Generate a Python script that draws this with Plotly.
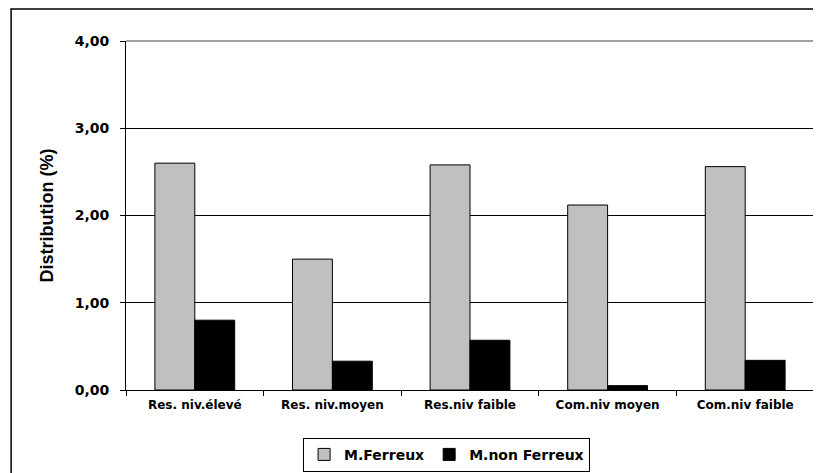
import plotly.graph_objects as go

categories = ["Res. niv.élevé", "Res. niv.moyen", "Res.niv faible", "Com.niv moyen", "Com.niv faible"]
ferreux = [2.60, 1.50, 2.58, 2.12, 2.56]
non_ferreux = [0.80, 0.33, 0.57, 0.05, 0.34]
y_ticks = [0, 1, 2, 3, 4]

fig = go.Figure()
fig.add_trace(go.Bar(x=categories, y=ferreux, name="M.Ferreux",
                     marker=dict(color="#c0c0c0", line=dict(color="#000000", width=1))))
fig.add_trace(go.Bar(x=categories, y=non_ferreux, name="M.non Ferreux",
                     marker=dict(color="#000000", line=dict(color="#000000", width=1))))

# outer frame of the chart (page body has an 8px margin, so figure is 8px smaller)
fig.add_shape(type="rect", xref="paper", yref="paper",
              x0=-0.167, y0=-0.26, x1=1.03, y1=1.0915,
              line=dict(color="#000000", width=1.5), layer="above")
# gray border top/right of plot area
fig.add_shape(type="line", xref="paper", yref="paper", x0=0, y0=1, x1=1, y1=1,
              line=dict(color="#808080", width=1.5))
fig.add_shape(type="line", xref="paper", yref="paper", x0=1, y0=0, x1=1, y1=1,
              line=dict(color="#808080", width=1.5))

fig.update_layout(
    width=813, height=465,
    margin=dict(l=118, r=7, t=33, b=83, autoexpand=False),
    paper_bgcolor="white", plot_bgcolor="white",
    barmode="group", bargap=0.42, bargroupgap=0,
    separators=", ",
    font=dict(family="DejaVu Sans, Arial", color="#000000"),
    showlegend=True,
    legend=dict(orientation="h", x=0.466, xanchor="center", y=-0.137, yanchor="top",
                bordercolor="#000000", borderwidth=1,
                font=dict(size=14, weight="bold"),
                itemwidth=30, traceorder="normal"),
)
fig.update_xaxes(showline=True, linecolor="#000000", linewidth=1,
                 ticks="outside", ticklen=5, tickcolor="#000000", tickson="boundaries",
                 ticklabelstandoff=4,
                 tickfont=dict(size=12, weight="bold"), showgrid=False)
fig.update_yaxes(range=[0, 4], tickvals=y_ticks, tickformat=".2f",
                 showline=True, linecolor="#000000", linewidth=1,
                 ticks="outside", ticklen=5, tickcolor="#000000",
                 ticklabelstandoff=8,
                 showgrid=True, gridcolor="#000000", gridwidth=1,
                 tickfont=dict(size=14, weight="bold"),
                 title=dict(text="Distribution (%)", font=dict(family="Arial, Liberation Sans", size=18, weight="bold"),
                            standoff=16))

fig.write_html("out.html")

▶ YOUR OBJECTIVE
Look at the listing and set down only the lines from its start through the line with "y_ticks = [0, 1, 2, 3, 4]", word for word and without pictures.

▶ WRITTEN SOLUTION
Generate a Python script that draws this with Plotly.
import plotly.graph_objects as go

categories = ["Res. niv.élevé", "Res. niv.moyen", "Res.niv faible", "Com.niv moyen", "Com.niv faible"]
ferreux = [2.60, 1.50, 2.58, 2.12, 2.56]
non_ferreux = [0.80, 0.33, 0.57, 0.05, 0.34]
y_ticks = [0, 1, 2, 3, 4]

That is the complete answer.